WHAT IS NEEDED
Sift the material for lines containing "with", and return them.

..........

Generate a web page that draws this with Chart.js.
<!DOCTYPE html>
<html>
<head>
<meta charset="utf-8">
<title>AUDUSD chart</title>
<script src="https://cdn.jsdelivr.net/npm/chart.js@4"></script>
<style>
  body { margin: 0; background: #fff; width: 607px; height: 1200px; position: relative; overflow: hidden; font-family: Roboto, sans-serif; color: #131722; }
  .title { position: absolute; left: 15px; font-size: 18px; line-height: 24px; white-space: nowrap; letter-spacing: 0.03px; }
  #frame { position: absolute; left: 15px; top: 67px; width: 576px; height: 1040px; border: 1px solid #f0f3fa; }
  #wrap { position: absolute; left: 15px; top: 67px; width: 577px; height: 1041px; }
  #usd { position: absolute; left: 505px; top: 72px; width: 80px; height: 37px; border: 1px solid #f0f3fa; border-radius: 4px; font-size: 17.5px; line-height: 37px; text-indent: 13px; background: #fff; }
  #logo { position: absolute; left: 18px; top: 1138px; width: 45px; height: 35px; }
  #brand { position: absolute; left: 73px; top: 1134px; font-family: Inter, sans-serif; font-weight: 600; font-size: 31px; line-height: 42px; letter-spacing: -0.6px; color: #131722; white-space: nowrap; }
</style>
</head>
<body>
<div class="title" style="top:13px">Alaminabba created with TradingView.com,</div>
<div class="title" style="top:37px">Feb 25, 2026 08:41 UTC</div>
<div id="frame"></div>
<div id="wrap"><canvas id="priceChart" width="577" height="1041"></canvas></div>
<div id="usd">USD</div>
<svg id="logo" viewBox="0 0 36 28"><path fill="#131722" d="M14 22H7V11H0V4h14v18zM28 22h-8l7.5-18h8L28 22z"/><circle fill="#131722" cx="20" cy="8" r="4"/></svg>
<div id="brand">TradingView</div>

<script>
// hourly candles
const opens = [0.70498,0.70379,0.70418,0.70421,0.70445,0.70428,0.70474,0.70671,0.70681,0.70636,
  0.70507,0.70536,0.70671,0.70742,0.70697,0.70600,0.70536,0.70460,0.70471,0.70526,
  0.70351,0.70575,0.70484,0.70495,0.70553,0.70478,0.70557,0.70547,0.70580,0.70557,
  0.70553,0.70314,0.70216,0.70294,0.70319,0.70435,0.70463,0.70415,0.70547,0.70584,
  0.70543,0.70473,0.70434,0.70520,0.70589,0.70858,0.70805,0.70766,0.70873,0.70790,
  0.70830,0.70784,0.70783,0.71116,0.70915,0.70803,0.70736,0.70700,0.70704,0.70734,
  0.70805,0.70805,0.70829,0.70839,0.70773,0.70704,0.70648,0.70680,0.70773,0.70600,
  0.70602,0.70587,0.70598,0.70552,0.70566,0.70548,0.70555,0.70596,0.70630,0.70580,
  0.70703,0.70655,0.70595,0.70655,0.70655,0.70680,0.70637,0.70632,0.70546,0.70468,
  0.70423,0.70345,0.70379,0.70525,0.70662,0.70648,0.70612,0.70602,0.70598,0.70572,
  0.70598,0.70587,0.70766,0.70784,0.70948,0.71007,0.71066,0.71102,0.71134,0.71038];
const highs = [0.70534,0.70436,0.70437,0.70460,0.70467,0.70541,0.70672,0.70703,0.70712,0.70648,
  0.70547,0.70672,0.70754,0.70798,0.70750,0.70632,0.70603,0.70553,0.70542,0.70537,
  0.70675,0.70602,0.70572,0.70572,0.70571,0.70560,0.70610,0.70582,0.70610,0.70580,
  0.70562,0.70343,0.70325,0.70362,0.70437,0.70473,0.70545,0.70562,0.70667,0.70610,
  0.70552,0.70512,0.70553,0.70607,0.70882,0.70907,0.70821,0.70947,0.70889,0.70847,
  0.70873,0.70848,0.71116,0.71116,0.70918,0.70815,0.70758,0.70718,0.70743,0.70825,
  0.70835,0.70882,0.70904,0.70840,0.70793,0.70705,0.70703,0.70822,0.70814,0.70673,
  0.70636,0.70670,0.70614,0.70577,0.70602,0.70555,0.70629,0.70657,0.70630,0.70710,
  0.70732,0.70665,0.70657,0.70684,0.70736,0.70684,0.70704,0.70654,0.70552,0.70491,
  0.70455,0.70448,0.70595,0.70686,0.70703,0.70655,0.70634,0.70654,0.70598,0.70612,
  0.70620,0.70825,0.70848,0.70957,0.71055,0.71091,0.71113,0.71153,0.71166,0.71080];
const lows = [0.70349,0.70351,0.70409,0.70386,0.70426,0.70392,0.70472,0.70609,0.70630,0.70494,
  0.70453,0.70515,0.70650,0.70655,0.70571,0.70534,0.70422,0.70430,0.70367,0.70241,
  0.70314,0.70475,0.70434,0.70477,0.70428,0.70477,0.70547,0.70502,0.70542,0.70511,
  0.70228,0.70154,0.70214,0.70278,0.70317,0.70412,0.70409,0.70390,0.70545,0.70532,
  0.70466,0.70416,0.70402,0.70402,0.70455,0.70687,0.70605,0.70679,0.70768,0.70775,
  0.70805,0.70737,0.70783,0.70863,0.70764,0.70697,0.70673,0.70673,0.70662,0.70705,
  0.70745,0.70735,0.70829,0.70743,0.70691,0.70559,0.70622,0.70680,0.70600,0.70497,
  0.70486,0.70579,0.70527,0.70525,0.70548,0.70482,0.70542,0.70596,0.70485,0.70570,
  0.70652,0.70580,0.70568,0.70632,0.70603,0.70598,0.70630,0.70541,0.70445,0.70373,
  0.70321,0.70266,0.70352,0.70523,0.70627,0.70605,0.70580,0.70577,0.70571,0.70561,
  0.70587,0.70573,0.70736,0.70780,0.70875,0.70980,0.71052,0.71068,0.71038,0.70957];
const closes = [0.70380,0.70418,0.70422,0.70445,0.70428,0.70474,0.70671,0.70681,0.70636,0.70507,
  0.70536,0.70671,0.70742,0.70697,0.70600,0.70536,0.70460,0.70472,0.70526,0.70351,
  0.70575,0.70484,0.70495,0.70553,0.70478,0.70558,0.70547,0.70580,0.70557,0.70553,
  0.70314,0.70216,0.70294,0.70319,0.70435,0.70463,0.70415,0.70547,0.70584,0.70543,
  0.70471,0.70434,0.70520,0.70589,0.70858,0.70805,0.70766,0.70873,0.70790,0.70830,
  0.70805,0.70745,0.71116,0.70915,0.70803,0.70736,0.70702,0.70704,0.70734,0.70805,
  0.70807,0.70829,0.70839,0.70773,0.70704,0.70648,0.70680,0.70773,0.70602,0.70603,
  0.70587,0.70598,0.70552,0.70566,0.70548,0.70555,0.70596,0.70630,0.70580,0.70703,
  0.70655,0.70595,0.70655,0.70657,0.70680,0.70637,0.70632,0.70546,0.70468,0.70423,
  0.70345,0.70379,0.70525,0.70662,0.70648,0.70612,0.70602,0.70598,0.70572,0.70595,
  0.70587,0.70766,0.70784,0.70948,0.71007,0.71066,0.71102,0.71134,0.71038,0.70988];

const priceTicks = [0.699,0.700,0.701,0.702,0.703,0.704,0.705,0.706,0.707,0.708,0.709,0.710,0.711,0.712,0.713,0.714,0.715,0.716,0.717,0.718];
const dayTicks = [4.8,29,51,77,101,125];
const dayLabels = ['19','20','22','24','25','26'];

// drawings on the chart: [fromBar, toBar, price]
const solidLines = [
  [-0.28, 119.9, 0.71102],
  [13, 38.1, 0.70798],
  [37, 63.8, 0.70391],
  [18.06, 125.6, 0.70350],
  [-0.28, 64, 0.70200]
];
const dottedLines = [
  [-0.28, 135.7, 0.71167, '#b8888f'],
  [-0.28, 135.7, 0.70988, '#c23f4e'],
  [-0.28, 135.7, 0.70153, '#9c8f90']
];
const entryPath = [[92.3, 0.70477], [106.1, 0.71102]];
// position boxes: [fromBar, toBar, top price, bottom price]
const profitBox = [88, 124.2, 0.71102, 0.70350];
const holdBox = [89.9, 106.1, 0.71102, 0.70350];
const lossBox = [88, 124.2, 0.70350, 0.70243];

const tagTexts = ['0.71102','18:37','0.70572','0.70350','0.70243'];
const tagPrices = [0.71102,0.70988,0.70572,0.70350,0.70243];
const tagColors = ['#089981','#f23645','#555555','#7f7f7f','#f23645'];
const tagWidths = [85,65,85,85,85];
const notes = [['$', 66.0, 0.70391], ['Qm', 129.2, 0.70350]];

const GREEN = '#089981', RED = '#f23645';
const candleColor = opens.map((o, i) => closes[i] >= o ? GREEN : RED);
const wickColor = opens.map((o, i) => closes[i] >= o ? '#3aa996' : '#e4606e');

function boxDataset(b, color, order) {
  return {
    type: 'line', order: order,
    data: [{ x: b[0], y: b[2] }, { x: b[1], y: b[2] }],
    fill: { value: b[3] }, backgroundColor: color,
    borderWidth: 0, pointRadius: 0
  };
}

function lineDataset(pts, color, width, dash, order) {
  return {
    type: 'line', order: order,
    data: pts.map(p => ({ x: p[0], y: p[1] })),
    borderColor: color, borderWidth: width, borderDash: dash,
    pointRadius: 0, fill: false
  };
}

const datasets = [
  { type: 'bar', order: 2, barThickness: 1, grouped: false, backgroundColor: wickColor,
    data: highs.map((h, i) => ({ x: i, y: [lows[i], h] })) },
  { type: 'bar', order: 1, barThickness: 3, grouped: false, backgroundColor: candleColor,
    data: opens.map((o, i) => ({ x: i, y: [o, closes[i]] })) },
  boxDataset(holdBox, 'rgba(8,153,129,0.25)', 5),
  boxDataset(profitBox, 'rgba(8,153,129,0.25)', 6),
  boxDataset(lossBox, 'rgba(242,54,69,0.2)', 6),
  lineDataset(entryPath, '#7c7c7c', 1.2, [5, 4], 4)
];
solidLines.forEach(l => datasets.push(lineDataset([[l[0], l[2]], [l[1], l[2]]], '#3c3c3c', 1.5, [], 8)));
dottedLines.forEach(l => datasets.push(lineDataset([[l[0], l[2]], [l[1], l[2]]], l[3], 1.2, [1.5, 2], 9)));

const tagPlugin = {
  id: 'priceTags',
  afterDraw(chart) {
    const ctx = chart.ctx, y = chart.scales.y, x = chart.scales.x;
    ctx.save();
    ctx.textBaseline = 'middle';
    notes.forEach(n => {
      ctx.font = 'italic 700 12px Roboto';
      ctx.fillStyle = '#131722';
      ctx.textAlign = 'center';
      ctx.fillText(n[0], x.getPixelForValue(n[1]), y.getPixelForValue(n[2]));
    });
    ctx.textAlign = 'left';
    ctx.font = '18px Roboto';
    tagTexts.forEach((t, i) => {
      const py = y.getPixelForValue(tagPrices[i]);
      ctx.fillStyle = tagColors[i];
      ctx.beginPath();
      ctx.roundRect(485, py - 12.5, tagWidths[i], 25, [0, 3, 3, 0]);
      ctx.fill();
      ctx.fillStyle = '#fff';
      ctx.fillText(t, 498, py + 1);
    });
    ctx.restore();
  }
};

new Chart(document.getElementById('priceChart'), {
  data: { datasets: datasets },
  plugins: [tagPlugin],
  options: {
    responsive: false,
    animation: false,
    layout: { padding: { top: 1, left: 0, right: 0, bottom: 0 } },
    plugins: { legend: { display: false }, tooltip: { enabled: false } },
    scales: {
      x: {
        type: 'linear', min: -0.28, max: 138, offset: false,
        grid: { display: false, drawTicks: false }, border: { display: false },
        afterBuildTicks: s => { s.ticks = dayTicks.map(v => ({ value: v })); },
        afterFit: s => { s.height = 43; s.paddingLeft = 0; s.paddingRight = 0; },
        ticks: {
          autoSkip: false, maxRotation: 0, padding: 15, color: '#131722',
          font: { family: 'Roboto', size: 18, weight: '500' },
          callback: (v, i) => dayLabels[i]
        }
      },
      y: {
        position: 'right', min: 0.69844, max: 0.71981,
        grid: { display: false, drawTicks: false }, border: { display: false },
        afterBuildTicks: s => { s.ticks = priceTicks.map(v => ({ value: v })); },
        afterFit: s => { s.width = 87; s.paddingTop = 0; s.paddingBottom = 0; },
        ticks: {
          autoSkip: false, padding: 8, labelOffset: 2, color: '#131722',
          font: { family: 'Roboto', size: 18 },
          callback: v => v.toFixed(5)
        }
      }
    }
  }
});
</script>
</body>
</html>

..........

WRITTEN SOLUTION
Generate a web page that draws this with Chart.js.
<div class="title" style="top:13px">Alaminabba created with TradingView.com,</div>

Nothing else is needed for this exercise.